Increases in operating expenses. Operating expenses include charges for property taxes, insurance on the building, common area maintenance - landscape, trash, utilities, parking lot sweeping, a share of capital expenses - a new roof or air conditioner, and in some cases property management. All of these charges are either baked into your base rent - a gross lease, or are paid for in addition to your base rent - a NNN lease. Unless your agreement specifies otherwise, as these expenses increase over the term of your lease - yep - your rent increases.

Pre-set increases throughout the term. Leases today typically carry annual increases in the base rent of 3%-4%. Gone are the days where the amount of rent paid each year increased by the change that occurs in the Consumer Price Index. Even though three to four percent annually seems steep compared with inflation - please understand, commercial lease rates have increased approximately 70% since 2009 - a staggering 8% a year! So, if you signed a ten year lease in 2009 with annual escalators of 2.5%, prepare for a bit of a jolt next year.

The sale of your building. The largest operating expense is property taxes. Recall, these are paid as a part of your base rent or in addition to your base rent. Annually billed at one percent of the assessed value of the real estate, property taxes can increase a maximum of two percent per year - unless - the building is sold for more than the assessed value. And then, WHAM! You are stuck with a huge bill.

The expiration and renewal of an existing lease.
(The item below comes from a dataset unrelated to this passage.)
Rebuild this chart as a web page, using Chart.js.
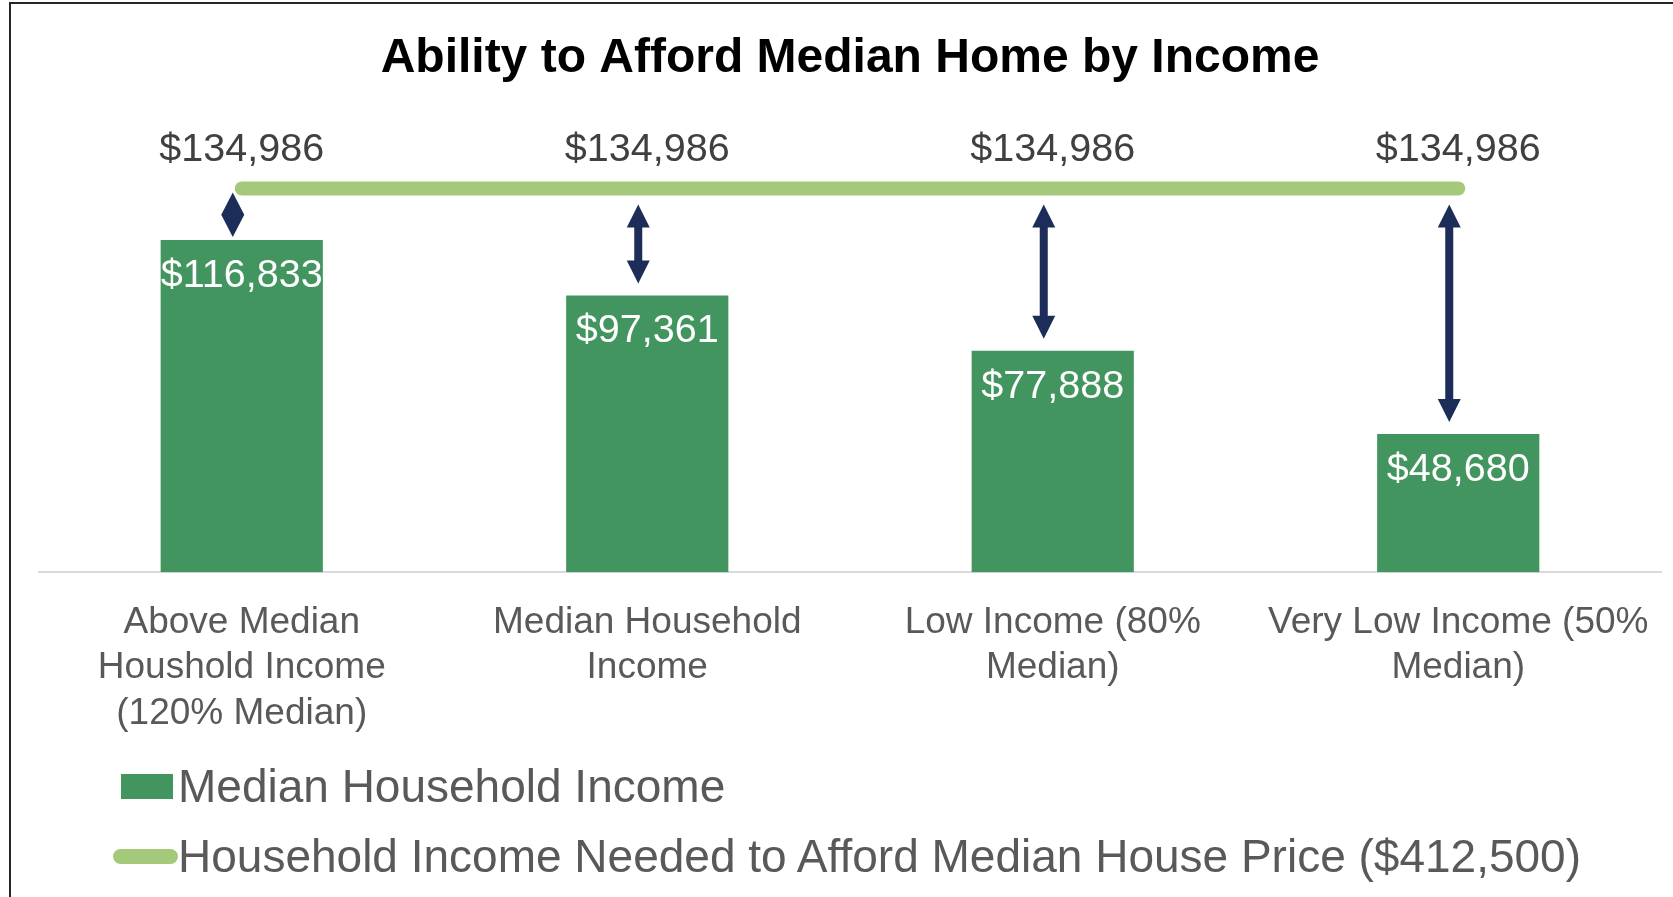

The coup de grace these days. Many leases expire and are slated for renewal - as our volume of leasing hit a peak in 2010-2013. A seven year lease originated in 2010 expired last year as did a five year lease commenced in 2012. Shock and awe are mild adjectives to describe tenant reactions to their landlord renewal proposals. Met with a limited amount of available buildings, many tenants have been forced to swallow hard and accept that their rent might increase 30-40%! Ouch!